Democrats Considering Direct Jobs Program — Will Deficit Fearmongering Prevent It?

AP090316031054Ryan Grim at the Huffington Post reported today that “as desperate Democratic lawmakers cast about for ways to create jobs from Capitol Hill, a 1970s-era jobs program is getting a fresh look”:

Known as CETA — the Comprehensive Employment and Training Act — the program provided direct government funding to hire temporary workers. At its peak in 1978, it had created 725,000 public service jobs and shaved roughly one point off the unemployment figure…The version of CETA being discussed by Democrats would be some type of public-private partnership through which the government would pay part of an employee’s salary, while he or she would train under and work for a private firm.

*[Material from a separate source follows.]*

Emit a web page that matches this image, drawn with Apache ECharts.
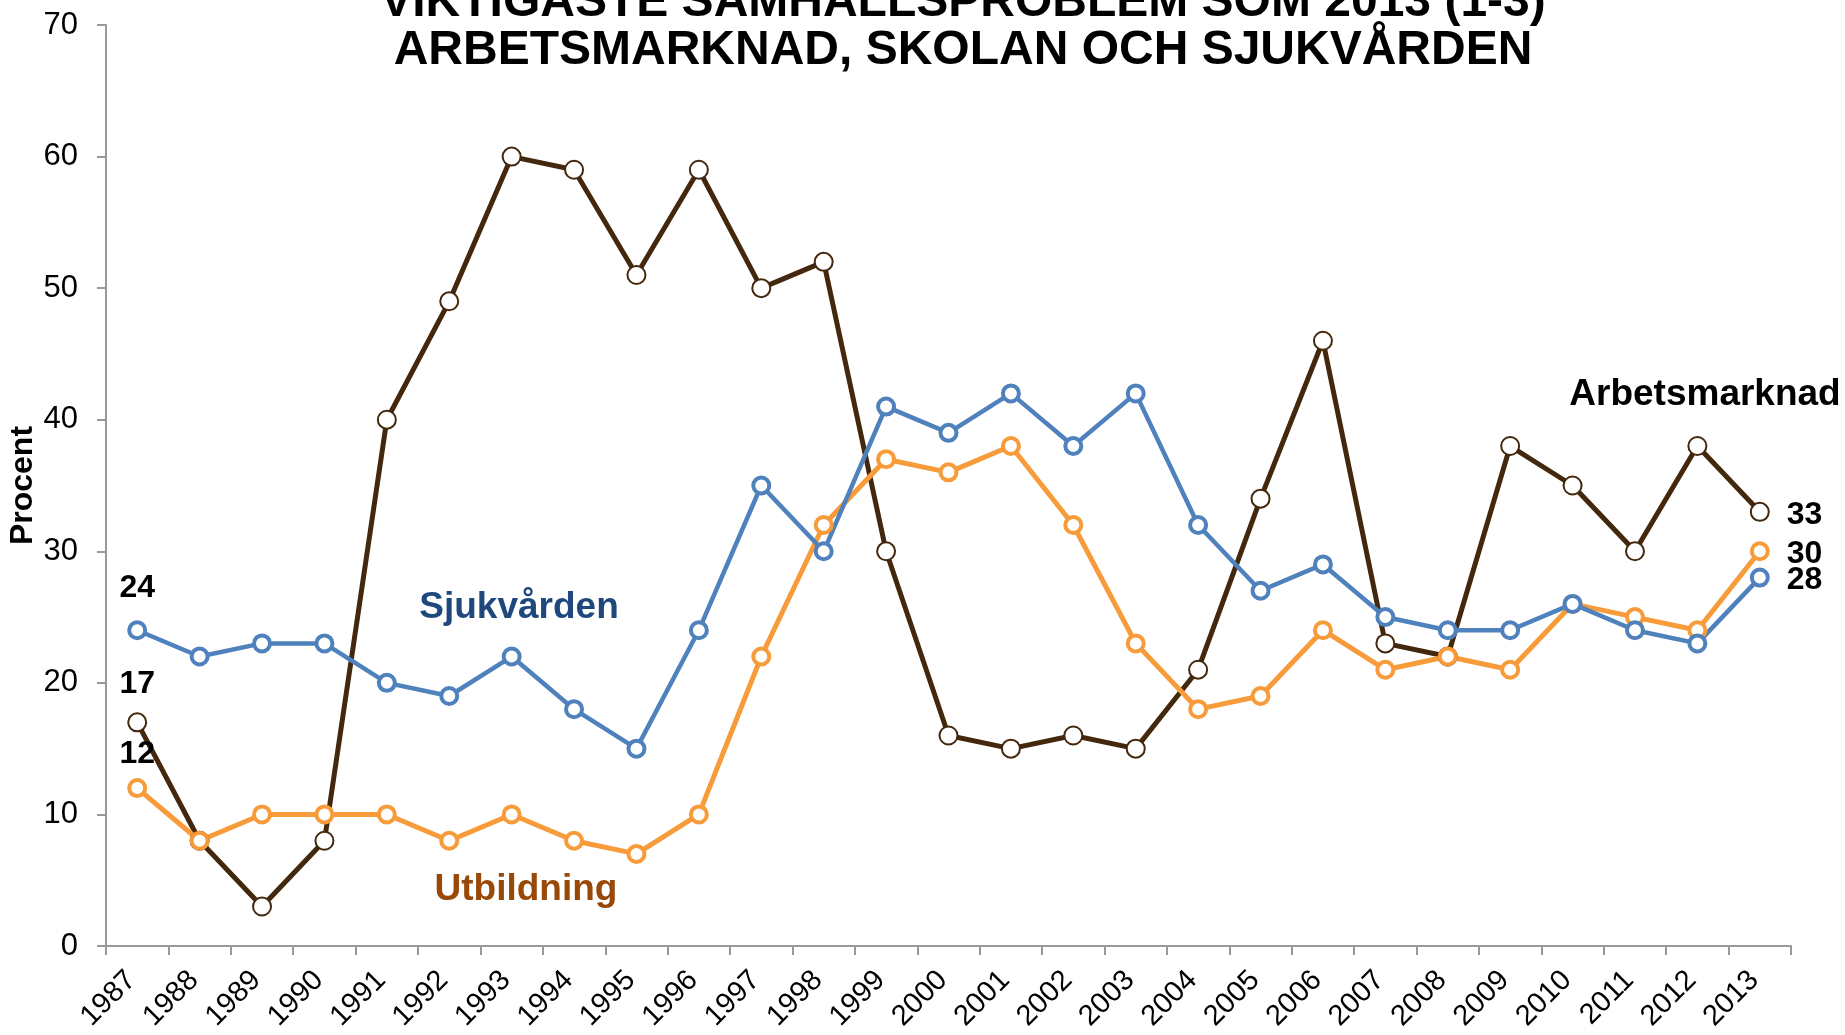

Of course, as in most other issues, Republicans automatically voiced their displeasure with the idea, as Michael Steel, a spokesman for Minority Leader John Boehner (R-OH) “gave CETA the instant thumbs down.”

While I would prefer a straight, WPA-style program (both for efficiency and accountability purposes), instead of a public-private partnership, it’s encouraging to see that Congress is finally willing to put such a plan on the table, albeit far later than it should have. There’s no reason that direct job creation — particularly for young people — has been avoided for so long.

However, the Wall Street Journal reported this morning that the administration is “lukewarm about proposals by congressional Democrats to introduce broad legislation to create jobs, instead favoring targeted measures that would be less likely to inflate the deficit.” “Hamstrung by the nation’s $1.4 trillion deficit and his pledge not to raise taxes on middle-class Americans, Mr. Obama is keen to avoid any measures suggestive of a second, big-ticket stimulus,” the Journal said.

As Paul Krugman noted today, deficit hysteria amounts to “scaring the government into inaction on unemployment.” That, combined with Republican insistence that repealing the stimulus is a sound jobs policy, are going to make serious job-creation proposals difficult to engineer. But as former Federal Reserve Vice Chairman Alan Blinder wrote:

Direct public-service employment is straightforward. As long as the new government jobs do not compete with the private sector, the net job creation should be one-for-one. So hire people to repair parks, not shopping malls. And if we restrict ourselves to low-wage jobs, the cost will not do grievous harm to the budget. For example, at an average all-in cost of $30,000 a year, one million new jobs would cost $30 billion.

As James Galbraith noted, in the absence of additional steps (including fiscal aid to states, which are seeing tax revenues plummet) “double-digit joblessness will linger on, breeding frustration and anger — perhaps all the way through to the mid-term elections.”

Of course, much like the brouhaha over stimulus accounting errors, a direct-jobs program opens its advocates up to criticism when, as Dean Baker put it, “reporters inevitably find some chump claiming to be employing his brother while splitting the government paycheck.” Does that making taking such a step not worth it? I don’t think so.